-- Source material --
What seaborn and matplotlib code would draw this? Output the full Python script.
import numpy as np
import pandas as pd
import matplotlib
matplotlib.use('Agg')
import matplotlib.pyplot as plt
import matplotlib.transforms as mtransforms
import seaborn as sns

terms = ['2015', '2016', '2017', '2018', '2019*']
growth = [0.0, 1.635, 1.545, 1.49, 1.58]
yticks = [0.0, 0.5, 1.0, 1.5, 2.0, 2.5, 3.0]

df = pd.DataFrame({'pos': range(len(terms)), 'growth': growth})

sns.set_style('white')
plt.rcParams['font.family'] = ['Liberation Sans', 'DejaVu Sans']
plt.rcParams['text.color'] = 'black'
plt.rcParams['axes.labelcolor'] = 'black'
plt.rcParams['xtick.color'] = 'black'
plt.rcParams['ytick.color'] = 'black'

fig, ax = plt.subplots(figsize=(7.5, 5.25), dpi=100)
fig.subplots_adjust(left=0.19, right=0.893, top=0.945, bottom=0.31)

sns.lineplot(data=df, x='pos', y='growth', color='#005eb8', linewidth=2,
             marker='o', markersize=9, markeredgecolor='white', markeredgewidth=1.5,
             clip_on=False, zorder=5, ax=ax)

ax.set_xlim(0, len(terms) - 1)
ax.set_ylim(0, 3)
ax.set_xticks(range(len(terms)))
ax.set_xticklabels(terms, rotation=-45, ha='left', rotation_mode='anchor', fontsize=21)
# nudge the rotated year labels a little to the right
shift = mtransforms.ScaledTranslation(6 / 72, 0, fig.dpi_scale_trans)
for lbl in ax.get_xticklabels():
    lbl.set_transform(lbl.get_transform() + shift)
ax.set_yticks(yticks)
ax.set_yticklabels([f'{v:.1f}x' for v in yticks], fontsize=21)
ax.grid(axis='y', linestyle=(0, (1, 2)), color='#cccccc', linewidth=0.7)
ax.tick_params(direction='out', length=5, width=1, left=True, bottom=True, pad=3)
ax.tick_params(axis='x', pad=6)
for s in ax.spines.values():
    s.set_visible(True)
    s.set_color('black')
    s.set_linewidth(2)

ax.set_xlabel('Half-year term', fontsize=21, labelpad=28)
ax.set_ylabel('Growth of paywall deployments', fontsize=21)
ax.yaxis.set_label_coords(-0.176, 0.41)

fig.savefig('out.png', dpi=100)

-- The request --
Copy all of the data. Keep every word exactly as it is.

-- Exercise response --
What seaborn and matplotlib code would draw this? Output the full Python script.
import numpy as np
import pandas as pd
import matplotlib
matplotlib.use('Agg')
import matplotlib.pyplot as plt
import matplotlib.transforms as mtransforms
import seaborn as sns

terms = ['2015', '2016', '2017', '2018', '2019*']
growth = [0.0, 1.635, 1.545, 1.49, 1.58]
yticks = [0.0, 0.5, 1.0, 1.5, 2.0, 2.5, 3.0]

df = pd.DataFrame({'pos': range(len(terms)), 'growth': growth})

sns.set_style('white')
plt.rcParams['font.family'] = ['Liberation Sans', 'DejaVu Sans']
plt.rcParams['text.color'] = 'black'
plt.rcParams['axes.labelcolor'] = 'black'
plt.rcParams['xtick.color'] = 'black'
plt.rcParams['ytick.color'] = 'black'

fig, ax = plt.subplots(figsize=(7.5, 5.25), dpi=100)
fig.subplots_adjust(left=0.19, right=0.893, top=0.945, bottom=0.31)

sns.lineplot(data=df, x='pos', y='growth', color='#005eb8', linewidth=2,
             marker='o', markersize=9, markeredgecolor='white', markeredgewidth=1.5,
             clip_on=False, zorder=5, ax=ax)

ax.set_xlim(0, len(terms) - 1)
ax.set_ylim(0, 3)
ax.set_xticks(range(len(terms)))
ax.set_xticklabels(terms, rotation=-45, ha='left', rotation_mode='anchor', fontsize=21)
# nudge the rotated year labels a little to the right
shift = mtransforms.ScaledTranslation(6 / 72, 0, fig.dpi_scale_trans)
for lbl in ax.get_xticklabels():
    lbl.set_transform(lbl.get_transform() + shift)
ax.set_yticks(yticks)
ax.set_yticklabels([f'{v:.1f}x' for v in yticks], fontsize=21)
ax.grid(axis='y', linestyle=(0, (1, 2)), color='#cccccc', linewidth=0.7)
ax.tick_params(direction='out', length=5, width=1, left=True, bottom=True, pad=3)
ax.tick_params(axis='x', pad=6)
for s in ax.spines.values():
    s.set_visible(True)
    s.set_color('black')
    s.set_linewidth(2)

ax.set_xlabel('Half-year term', fontsize=21, labelpad=28)
ax.set_ylabel('Growth of paywall deployments', fontsize=21)
ax.yaxis.set_label_coords(-0.176, 0.41)

fig.savefig('out.png', dpi=100)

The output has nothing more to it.